§ Items:
>> start

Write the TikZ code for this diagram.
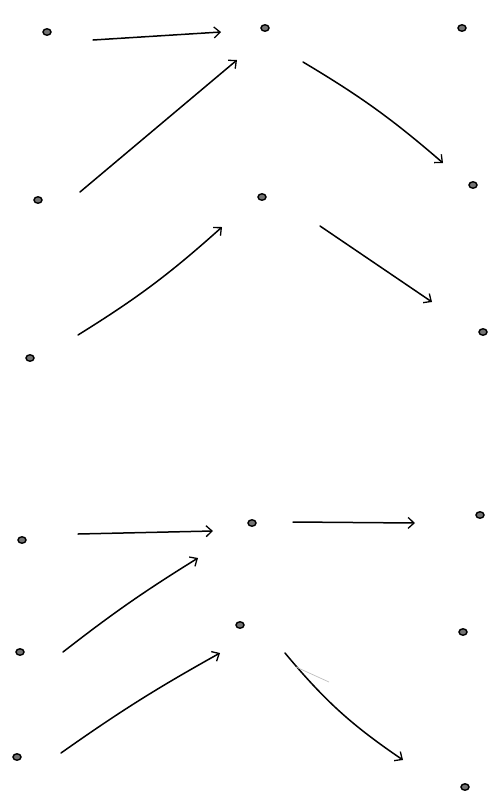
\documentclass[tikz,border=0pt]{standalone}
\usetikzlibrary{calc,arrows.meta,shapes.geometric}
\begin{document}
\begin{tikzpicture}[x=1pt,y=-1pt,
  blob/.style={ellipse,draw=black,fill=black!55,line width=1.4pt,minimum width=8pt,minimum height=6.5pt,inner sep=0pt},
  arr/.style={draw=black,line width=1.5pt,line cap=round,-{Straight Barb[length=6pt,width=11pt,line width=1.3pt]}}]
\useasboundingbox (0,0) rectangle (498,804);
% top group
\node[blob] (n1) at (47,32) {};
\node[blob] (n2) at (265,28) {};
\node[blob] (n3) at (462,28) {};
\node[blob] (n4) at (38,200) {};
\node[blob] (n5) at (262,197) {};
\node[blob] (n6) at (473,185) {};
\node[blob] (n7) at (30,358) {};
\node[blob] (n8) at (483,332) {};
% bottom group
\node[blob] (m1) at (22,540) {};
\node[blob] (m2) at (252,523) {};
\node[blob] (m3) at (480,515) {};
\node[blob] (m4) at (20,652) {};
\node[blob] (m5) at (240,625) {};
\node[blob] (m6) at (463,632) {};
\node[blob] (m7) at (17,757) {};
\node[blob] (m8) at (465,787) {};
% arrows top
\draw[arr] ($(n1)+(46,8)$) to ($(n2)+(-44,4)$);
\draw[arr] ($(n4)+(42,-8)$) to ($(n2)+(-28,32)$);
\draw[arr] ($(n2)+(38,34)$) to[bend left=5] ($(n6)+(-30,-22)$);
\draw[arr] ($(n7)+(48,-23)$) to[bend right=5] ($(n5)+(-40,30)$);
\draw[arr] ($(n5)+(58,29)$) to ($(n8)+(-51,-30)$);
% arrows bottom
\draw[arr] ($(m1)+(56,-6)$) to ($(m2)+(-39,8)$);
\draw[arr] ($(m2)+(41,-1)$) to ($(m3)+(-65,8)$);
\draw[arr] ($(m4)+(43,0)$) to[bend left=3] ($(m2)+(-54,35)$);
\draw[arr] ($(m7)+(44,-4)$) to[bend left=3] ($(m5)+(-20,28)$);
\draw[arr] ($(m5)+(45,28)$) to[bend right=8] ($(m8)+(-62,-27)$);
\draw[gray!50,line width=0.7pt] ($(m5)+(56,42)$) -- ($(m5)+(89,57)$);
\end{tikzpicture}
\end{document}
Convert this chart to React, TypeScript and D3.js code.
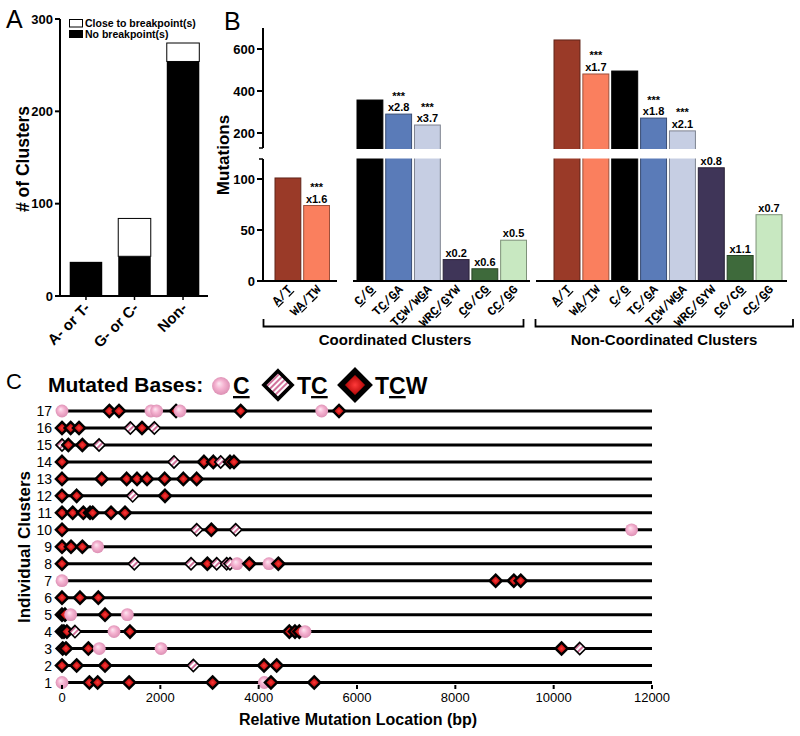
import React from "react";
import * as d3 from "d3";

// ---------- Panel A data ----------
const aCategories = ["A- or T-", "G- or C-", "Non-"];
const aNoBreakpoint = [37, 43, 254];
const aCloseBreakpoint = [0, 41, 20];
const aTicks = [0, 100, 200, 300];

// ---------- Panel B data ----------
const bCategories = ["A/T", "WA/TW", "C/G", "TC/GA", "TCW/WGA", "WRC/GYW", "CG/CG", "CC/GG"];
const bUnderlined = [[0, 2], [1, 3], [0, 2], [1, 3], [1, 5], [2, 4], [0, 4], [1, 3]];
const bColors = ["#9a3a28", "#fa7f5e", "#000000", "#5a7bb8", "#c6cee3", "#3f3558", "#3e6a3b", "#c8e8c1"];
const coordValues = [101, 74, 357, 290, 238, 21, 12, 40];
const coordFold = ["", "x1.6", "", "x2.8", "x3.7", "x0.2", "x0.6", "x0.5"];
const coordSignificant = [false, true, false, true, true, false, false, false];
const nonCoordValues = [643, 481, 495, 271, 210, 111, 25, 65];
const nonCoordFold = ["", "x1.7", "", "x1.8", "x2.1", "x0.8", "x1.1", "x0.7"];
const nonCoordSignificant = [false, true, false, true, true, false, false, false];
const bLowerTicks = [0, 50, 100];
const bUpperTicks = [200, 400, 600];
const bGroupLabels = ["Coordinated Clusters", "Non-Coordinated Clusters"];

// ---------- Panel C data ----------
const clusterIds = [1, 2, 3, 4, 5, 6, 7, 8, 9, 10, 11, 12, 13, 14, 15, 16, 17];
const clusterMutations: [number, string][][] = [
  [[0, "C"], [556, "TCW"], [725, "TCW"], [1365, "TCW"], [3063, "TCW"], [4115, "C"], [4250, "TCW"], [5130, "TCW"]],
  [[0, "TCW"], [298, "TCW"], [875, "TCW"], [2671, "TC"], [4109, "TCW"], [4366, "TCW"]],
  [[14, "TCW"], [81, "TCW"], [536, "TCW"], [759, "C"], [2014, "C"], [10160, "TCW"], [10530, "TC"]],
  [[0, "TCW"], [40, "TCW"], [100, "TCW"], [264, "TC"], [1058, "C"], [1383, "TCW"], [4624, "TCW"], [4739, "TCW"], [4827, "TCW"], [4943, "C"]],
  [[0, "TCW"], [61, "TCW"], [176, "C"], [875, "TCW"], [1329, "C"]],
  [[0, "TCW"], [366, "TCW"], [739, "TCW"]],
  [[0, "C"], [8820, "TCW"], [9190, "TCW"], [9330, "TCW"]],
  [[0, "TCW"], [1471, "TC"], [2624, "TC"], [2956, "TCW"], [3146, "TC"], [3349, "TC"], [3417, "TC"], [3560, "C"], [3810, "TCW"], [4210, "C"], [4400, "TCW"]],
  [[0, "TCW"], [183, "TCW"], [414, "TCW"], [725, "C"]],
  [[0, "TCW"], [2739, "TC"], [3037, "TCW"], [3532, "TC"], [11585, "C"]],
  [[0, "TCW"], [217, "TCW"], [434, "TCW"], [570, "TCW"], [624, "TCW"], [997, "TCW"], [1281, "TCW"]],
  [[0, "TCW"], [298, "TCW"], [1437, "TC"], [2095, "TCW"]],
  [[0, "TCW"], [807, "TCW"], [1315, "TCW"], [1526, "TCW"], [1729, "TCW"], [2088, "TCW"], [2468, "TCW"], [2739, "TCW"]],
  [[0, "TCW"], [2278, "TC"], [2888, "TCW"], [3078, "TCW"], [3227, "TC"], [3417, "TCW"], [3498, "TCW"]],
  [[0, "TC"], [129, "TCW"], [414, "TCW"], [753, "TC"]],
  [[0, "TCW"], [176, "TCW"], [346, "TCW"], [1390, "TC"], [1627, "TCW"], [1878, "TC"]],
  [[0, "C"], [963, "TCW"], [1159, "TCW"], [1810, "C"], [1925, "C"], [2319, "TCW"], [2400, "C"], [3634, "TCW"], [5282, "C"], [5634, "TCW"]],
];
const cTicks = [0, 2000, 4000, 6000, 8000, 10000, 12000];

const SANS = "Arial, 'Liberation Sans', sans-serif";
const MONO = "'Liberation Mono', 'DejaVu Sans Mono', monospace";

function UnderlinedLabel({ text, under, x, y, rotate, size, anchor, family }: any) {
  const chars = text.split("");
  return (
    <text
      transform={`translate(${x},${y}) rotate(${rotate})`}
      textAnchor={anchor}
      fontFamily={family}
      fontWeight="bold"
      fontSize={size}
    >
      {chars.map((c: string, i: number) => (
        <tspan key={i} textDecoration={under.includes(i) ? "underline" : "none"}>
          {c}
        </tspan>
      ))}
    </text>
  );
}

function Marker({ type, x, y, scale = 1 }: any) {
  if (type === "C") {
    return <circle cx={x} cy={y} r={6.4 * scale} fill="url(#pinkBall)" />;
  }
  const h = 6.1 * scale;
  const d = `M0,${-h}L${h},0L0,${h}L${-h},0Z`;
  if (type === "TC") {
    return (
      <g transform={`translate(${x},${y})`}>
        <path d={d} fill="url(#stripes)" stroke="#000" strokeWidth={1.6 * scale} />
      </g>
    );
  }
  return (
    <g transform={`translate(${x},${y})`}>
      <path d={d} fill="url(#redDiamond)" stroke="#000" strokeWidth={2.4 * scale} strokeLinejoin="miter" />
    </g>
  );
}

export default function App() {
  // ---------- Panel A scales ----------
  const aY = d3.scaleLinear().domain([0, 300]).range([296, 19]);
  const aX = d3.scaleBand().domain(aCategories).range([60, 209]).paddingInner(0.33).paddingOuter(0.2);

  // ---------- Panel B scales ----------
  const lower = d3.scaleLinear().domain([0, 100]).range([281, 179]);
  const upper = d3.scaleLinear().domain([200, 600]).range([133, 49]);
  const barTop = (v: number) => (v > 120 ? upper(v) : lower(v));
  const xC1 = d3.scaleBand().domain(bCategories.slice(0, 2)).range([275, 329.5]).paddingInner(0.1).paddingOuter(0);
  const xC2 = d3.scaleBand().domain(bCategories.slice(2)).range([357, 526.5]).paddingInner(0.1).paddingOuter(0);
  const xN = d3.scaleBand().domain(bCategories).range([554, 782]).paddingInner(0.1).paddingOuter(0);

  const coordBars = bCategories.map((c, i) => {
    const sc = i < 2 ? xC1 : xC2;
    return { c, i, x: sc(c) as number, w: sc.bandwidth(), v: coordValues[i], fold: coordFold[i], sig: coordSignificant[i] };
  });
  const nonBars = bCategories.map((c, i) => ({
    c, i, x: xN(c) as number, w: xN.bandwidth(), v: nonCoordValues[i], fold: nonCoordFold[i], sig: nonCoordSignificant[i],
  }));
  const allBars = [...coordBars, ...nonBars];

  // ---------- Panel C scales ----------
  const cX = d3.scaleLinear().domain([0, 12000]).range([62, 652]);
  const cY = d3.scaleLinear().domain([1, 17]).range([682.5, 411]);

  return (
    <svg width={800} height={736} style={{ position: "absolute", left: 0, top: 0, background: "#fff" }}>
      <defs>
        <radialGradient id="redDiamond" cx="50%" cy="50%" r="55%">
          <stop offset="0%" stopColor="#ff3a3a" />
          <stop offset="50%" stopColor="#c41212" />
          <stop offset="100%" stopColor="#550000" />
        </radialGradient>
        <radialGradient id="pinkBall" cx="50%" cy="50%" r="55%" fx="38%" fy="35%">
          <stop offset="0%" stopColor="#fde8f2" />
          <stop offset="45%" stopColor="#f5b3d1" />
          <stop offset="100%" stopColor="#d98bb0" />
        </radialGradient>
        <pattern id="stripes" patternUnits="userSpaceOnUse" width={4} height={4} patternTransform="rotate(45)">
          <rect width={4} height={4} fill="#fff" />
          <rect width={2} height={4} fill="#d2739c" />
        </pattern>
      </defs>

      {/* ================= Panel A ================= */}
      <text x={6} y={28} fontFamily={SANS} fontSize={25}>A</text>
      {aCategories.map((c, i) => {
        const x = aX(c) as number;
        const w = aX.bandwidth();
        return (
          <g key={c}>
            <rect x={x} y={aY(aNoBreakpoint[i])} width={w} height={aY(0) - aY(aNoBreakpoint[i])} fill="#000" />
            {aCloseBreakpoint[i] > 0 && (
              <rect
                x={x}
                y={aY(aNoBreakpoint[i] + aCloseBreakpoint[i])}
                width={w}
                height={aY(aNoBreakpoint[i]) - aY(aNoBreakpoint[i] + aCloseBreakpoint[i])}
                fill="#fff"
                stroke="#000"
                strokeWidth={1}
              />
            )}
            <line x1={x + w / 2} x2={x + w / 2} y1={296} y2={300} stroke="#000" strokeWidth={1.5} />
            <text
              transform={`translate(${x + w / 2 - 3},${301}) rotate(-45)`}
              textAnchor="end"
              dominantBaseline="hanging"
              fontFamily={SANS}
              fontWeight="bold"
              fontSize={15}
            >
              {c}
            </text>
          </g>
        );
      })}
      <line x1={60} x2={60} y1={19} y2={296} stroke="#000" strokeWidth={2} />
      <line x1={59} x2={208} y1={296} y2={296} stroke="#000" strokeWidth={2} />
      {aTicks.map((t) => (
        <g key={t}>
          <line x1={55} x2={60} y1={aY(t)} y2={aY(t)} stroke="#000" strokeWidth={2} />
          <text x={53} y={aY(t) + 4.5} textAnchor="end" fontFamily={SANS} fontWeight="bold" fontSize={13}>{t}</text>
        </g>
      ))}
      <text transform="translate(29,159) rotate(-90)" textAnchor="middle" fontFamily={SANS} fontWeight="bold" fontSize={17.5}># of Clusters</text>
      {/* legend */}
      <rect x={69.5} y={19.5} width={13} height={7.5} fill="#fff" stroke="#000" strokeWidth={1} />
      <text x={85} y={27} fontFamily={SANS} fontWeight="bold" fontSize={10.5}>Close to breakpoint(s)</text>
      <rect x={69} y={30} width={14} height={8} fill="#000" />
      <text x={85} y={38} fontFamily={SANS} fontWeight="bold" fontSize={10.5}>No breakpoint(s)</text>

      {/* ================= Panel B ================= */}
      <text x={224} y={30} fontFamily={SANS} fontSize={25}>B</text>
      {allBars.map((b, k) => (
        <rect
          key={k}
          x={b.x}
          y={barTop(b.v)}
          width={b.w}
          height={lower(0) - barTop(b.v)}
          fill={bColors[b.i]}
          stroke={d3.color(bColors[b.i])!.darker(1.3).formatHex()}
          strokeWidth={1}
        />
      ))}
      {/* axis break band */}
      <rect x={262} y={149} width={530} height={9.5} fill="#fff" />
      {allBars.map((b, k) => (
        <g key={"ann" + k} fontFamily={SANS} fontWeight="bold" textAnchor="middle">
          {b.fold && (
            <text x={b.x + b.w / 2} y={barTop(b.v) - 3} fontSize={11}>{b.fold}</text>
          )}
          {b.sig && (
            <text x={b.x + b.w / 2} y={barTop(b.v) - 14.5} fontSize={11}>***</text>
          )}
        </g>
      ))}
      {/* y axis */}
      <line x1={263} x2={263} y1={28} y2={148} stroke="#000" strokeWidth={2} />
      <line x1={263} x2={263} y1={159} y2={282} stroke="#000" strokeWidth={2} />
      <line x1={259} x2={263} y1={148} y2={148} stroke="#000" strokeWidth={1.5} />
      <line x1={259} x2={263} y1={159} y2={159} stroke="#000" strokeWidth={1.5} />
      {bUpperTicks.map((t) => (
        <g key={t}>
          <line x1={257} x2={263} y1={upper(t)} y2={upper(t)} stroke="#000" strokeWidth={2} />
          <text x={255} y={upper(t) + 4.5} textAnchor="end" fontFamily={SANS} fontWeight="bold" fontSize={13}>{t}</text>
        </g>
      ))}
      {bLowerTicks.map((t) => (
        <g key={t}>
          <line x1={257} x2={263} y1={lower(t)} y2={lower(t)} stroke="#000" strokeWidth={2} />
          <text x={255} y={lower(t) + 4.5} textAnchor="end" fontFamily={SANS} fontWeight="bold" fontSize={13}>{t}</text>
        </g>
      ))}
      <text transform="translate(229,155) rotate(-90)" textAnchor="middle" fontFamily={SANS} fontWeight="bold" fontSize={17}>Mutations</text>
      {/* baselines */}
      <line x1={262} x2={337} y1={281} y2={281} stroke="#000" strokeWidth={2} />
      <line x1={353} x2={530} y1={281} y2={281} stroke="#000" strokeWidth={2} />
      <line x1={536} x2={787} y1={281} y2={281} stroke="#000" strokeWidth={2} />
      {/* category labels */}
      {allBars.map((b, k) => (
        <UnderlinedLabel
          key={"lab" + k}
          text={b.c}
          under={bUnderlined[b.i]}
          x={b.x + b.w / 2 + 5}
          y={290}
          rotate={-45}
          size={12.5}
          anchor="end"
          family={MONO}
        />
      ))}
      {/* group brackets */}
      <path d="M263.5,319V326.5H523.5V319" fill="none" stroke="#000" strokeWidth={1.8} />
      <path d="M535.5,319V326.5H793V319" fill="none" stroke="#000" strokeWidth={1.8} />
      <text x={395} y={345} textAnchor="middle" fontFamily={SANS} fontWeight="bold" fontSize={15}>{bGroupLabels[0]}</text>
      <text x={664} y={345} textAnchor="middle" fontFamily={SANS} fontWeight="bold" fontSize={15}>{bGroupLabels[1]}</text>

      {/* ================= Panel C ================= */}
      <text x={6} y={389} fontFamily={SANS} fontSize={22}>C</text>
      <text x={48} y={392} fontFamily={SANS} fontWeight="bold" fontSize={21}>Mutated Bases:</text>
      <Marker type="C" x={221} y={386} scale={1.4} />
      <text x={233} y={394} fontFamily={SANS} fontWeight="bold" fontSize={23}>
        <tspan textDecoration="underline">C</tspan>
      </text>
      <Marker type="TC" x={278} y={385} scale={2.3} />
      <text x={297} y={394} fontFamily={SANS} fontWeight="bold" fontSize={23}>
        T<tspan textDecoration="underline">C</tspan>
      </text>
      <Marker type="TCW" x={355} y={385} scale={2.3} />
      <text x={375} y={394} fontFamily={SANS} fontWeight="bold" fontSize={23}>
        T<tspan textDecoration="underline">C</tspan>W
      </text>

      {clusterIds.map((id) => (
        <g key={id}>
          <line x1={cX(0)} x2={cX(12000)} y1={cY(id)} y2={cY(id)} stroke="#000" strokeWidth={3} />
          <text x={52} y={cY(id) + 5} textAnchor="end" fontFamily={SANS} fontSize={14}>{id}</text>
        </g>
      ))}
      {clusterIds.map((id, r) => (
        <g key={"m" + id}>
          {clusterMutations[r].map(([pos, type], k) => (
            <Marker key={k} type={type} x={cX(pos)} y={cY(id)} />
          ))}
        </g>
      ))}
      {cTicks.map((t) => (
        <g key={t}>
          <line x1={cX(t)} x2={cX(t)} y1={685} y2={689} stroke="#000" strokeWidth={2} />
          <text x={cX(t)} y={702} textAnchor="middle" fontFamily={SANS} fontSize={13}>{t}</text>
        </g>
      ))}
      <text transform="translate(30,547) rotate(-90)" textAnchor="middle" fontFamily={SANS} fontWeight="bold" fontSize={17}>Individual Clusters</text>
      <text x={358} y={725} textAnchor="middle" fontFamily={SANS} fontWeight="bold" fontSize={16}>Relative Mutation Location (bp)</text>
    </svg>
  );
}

>> end

§ Brief: Repeat exactly the stretch of lines that opens with the line containing "Convert this chart" and closes with the line containing "const aTicks = [0, 100, 200, 300];". Leave the pictures out, and add nothing.

§ Expected answer:
Convert this chart to React, TypeScript and D3.js code.
import React from "react";
import * as d3 from "d3";

// ---------- Panel A data ----------
const aCategories = ["A- or T-", "G- or C-", "Non-"];
const aNoBreakpoint = [37, 43, 254];
const aCloseBreakpoint = [0, 41, 20];
const aTicks = [0, 100, 200, 300];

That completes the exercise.